Interaction of 9.3-GHz Longitudinal Phonons with Electrons in Superconducting Films

Abstract

Previous studies of the interaction of longitudinal phonons with superconducting Al-Pb junctions have been extended to include nonuniform strains, arising when the thicknesses of the metal films are not negligible compared to the wavelength of the sound and/or when the wave front makes a small angle $\theta$ with the plane of the junction. It is found that nonuniform strains produce an electric field proportional to the strain gradient inside the "local" superconducting Al film. This result confirms the theories of Dessler et al., Hearing, and Harrison who calculated the gravity-induced electric fields.

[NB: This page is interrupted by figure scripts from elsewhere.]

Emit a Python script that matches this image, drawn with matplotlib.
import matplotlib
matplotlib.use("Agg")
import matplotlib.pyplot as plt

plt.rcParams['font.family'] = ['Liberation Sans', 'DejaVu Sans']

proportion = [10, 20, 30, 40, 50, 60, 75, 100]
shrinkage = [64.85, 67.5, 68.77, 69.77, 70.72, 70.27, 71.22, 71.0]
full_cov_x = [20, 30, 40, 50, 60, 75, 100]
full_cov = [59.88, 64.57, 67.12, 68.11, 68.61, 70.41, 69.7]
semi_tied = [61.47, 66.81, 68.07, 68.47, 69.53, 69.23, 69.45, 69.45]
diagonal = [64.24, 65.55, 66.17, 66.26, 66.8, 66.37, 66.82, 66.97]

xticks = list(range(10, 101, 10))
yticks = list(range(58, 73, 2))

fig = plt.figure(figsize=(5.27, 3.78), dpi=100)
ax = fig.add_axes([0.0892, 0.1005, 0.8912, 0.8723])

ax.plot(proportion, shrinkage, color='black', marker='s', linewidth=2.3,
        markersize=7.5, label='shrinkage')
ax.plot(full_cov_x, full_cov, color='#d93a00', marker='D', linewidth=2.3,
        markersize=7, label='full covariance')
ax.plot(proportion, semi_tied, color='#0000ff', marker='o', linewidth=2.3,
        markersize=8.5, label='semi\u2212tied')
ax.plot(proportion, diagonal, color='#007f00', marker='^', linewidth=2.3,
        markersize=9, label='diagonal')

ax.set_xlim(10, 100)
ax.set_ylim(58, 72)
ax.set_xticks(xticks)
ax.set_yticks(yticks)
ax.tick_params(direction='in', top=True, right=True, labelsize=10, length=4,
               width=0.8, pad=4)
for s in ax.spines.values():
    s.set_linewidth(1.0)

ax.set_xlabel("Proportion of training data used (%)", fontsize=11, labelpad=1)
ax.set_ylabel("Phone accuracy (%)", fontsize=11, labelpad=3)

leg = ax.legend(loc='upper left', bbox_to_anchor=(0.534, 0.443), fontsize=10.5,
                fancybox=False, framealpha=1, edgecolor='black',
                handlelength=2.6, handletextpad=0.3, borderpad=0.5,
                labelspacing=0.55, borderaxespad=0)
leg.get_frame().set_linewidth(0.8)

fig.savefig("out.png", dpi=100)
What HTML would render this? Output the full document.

The strain-induced field in the aluminum excites electromagnetic waves in the junction which are enhanced due to the traveling-wave interaction in the strip line formed by the junction. The electromagnetic field gives rise to an extra tunneling current which exhibits resonant behavior as a function of the angle $\theta$. In the "nonlocal" Pb films, the interaction of the electrons with the strain wave is described by absorption and emission of phonons, and the extra tunneling current due to this process is essentially independent of $\theta$. This behavior enables us to separate the extra current due to the Al film and that due to the Pb film. The agreement between theory and experiment is found satisfactory.